Only the lines from the start of the data through the line with "samples = ['Bovine" belong in the copy. Restate them word for word, minus the pictures.

═══ INFORMATION SHOWN ═══

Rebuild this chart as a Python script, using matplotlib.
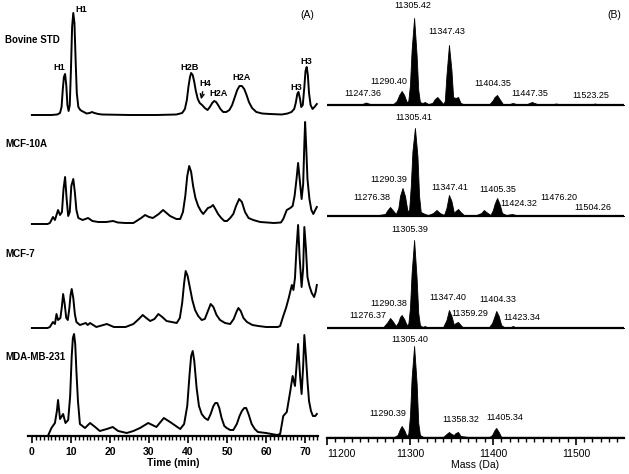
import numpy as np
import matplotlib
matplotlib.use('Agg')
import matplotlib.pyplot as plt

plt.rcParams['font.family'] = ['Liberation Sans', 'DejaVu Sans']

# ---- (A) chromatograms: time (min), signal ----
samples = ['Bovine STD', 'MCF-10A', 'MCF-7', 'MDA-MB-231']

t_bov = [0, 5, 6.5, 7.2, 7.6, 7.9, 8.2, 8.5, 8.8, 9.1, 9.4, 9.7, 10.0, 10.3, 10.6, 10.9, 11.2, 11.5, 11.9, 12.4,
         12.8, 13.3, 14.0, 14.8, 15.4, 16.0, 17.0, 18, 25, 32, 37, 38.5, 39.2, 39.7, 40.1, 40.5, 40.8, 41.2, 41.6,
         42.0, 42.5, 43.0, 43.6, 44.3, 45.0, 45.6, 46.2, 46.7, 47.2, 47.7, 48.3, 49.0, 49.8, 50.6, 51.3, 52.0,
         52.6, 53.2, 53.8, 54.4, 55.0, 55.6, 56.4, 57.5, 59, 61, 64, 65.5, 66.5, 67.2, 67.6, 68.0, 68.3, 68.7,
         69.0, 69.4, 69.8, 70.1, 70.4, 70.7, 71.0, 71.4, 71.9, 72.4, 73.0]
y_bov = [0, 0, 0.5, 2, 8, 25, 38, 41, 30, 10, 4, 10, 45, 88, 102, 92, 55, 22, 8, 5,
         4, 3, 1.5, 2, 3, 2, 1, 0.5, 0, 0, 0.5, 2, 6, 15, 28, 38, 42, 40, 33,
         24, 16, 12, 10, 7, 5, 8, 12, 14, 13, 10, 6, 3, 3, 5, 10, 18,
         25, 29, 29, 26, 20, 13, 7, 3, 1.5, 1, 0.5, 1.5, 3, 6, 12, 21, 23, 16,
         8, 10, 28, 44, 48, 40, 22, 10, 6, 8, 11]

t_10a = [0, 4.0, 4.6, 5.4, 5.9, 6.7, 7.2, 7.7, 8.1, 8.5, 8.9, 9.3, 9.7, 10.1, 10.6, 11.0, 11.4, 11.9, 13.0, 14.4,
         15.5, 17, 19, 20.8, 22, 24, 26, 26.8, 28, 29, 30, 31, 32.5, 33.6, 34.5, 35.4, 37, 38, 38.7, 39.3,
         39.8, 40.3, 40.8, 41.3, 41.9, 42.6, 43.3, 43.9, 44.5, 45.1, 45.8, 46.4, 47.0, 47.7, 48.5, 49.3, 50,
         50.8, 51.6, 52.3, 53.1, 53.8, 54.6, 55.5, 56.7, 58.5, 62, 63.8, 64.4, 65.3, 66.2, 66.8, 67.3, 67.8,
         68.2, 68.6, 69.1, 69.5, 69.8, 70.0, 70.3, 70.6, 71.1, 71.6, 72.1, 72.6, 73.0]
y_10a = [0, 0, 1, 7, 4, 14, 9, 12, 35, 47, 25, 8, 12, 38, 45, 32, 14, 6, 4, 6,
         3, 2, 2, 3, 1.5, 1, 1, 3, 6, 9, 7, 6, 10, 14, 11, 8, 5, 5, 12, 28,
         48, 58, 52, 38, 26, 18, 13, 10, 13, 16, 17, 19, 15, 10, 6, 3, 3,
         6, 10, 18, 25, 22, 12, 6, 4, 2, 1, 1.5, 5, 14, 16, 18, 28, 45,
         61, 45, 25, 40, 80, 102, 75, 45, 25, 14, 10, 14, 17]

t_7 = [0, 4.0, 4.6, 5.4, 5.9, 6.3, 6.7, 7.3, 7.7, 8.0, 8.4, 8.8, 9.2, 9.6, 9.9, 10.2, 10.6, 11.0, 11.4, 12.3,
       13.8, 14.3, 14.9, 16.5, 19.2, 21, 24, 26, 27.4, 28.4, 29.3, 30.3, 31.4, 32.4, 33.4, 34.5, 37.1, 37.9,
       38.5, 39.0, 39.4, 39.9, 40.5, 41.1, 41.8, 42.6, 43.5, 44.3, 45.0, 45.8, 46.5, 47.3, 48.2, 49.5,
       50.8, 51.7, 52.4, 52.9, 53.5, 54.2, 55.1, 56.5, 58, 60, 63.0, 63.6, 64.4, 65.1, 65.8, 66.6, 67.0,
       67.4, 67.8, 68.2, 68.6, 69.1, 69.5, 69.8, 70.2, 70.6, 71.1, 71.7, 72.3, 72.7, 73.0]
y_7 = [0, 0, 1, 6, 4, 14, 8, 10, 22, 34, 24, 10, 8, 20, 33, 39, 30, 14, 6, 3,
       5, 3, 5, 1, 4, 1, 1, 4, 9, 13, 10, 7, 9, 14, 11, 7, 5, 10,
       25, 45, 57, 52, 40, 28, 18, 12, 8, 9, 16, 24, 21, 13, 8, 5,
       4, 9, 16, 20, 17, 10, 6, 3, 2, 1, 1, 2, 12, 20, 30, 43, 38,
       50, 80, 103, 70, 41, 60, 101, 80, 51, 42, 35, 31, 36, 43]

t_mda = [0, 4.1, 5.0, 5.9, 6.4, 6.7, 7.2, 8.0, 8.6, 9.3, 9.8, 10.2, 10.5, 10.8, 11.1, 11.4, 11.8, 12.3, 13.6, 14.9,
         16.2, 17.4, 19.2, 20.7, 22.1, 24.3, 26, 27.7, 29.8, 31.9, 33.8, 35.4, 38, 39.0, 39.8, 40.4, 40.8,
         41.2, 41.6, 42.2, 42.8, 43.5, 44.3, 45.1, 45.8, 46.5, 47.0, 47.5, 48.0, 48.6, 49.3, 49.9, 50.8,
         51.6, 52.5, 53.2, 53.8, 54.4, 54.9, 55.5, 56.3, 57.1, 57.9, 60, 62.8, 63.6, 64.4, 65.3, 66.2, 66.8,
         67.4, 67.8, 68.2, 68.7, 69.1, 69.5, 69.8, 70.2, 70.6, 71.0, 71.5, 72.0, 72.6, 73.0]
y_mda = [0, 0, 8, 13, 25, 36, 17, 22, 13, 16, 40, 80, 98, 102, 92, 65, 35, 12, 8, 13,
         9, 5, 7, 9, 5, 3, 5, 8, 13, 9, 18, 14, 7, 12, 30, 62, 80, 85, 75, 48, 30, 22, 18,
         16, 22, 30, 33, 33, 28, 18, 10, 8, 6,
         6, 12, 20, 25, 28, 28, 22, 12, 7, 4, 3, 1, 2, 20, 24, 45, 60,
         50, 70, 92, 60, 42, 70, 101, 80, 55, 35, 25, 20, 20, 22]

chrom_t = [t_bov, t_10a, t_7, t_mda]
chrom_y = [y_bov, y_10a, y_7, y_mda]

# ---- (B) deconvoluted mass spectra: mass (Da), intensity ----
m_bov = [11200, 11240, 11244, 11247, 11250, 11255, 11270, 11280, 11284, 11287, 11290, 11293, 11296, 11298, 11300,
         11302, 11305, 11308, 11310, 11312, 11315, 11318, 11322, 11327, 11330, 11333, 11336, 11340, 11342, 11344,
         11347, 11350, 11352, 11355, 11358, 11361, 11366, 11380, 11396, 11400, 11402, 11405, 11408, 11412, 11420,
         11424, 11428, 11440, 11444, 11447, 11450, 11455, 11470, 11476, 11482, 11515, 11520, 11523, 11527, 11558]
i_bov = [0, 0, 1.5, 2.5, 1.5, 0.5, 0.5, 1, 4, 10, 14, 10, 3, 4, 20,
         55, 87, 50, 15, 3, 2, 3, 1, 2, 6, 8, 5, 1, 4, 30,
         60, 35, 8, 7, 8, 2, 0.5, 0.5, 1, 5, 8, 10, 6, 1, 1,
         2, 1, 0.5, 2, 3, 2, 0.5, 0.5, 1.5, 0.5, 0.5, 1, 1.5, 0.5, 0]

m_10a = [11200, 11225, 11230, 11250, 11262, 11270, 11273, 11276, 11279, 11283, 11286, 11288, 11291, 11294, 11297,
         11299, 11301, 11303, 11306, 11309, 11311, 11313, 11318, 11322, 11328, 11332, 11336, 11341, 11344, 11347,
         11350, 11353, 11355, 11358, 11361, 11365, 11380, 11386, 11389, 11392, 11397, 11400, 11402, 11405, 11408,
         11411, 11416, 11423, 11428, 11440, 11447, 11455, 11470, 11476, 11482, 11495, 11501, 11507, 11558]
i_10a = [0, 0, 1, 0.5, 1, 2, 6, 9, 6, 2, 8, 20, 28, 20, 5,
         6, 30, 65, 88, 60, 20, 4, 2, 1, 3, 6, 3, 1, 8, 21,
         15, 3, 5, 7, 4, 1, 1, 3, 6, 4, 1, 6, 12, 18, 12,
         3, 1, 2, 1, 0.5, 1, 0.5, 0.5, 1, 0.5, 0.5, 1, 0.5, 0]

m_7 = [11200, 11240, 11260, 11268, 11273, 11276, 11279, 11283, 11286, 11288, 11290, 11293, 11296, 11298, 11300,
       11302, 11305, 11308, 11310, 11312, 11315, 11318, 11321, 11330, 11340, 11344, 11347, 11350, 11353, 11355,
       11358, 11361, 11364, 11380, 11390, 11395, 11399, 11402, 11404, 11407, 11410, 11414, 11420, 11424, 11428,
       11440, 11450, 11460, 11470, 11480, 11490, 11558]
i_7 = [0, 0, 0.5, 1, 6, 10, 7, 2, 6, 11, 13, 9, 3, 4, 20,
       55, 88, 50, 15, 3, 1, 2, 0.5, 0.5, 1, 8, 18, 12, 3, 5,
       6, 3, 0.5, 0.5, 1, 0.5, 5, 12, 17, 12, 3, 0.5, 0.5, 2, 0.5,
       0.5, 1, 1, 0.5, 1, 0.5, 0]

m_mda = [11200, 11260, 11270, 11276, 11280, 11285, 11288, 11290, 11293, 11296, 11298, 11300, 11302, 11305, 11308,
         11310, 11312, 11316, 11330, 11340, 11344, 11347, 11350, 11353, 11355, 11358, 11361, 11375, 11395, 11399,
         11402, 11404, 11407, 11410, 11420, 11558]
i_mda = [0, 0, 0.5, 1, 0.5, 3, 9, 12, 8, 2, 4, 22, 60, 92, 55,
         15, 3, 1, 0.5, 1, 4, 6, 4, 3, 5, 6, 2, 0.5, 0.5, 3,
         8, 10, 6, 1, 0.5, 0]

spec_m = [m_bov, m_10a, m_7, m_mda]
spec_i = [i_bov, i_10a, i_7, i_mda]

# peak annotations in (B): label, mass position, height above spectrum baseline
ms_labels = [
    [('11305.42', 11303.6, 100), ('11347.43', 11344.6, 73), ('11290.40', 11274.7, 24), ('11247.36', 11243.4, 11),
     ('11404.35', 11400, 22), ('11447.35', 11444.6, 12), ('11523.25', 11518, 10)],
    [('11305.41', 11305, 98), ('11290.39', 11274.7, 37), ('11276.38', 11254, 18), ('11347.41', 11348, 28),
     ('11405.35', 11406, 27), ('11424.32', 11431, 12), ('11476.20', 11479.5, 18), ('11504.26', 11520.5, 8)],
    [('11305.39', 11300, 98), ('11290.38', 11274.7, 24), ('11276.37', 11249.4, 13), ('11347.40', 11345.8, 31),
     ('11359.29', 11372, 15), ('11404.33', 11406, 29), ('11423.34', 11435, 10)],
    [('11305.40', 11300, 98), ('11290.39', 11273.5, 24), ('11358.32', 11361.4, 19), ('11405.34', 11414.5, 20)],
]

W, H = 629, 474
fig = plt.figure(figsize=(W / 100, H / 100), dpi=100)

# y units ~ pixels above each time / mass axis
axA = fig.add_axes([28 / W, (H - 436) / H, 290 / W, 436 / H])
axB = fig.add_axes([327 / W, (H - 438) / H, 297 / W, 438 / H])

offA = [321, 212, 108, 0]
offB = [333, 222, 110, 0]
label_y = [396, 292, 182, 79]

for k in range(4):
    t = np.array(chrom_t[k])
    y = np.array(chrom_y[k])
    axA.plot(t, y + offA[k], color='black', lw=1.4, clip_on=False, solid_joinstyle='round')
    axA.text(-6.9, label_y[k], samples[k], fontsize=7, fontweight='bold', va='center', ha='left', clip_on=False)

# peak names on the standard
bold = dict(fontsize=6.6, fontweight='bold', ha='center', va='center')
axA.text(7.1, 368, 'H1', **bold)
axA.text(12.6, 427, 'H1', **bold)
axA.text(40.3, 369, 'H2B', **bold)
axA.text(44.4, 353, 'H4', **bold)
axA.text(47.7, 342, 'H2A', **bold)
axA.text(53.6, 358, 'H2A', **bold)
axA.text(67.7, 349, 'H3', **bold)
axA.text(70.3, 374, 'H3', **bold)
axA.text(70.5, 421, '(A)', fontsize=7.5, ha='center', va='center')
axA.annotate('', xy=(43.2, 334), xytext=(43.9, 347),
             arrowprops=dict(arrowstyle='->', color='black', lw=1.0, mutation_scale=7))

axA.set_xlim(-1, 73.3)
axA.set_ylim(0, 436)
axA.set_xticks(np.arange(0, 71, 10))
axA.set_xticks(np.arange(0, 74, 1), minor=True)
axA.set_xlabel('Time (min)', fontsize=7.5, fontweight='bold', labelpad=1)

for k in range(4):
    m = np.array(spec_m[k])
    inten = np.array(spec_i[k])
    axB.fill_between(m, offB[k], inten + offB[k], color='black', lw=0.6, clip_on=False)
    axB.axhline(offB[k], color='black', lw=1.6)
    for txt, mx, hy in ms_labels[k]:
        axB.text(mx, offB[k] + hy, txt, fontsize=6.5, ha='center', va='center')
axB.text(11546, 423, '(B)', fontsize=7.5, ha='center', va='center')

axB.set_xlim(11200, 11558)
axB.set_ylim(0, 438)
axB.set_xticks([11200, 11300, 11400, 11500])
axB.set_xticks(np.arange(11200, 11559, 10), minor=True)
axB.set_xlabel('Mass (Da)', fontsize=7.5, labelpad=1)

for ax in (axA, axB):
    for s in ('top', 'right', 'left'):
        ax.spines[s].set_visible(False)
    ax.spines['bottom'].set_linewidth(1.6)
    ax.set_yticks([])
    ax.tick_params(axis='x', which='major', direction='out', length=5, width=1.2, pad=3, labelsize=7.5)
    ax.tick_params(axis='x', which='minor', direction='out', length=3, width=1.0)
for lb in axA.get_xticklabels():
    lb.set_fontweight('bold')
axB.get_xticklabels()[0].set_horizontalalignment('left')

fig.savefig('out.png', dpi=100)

═══

◆ FULL RESPONSE
Rebuild this chart as a Python script, using matplotlib.
import numpy as np
import matplotlib
matplotlib.use('Agg')
import matplotlib.pyplot as plt

plt.rcParams['font.family'] = ['Liberation Sans', 'DejaVu Sans']

# ---- (A) chromatograms: time (min), signal ----
samples = ['Bovine STD', 'MCF-10A', 'MCF-7', 'MDA-MB-231']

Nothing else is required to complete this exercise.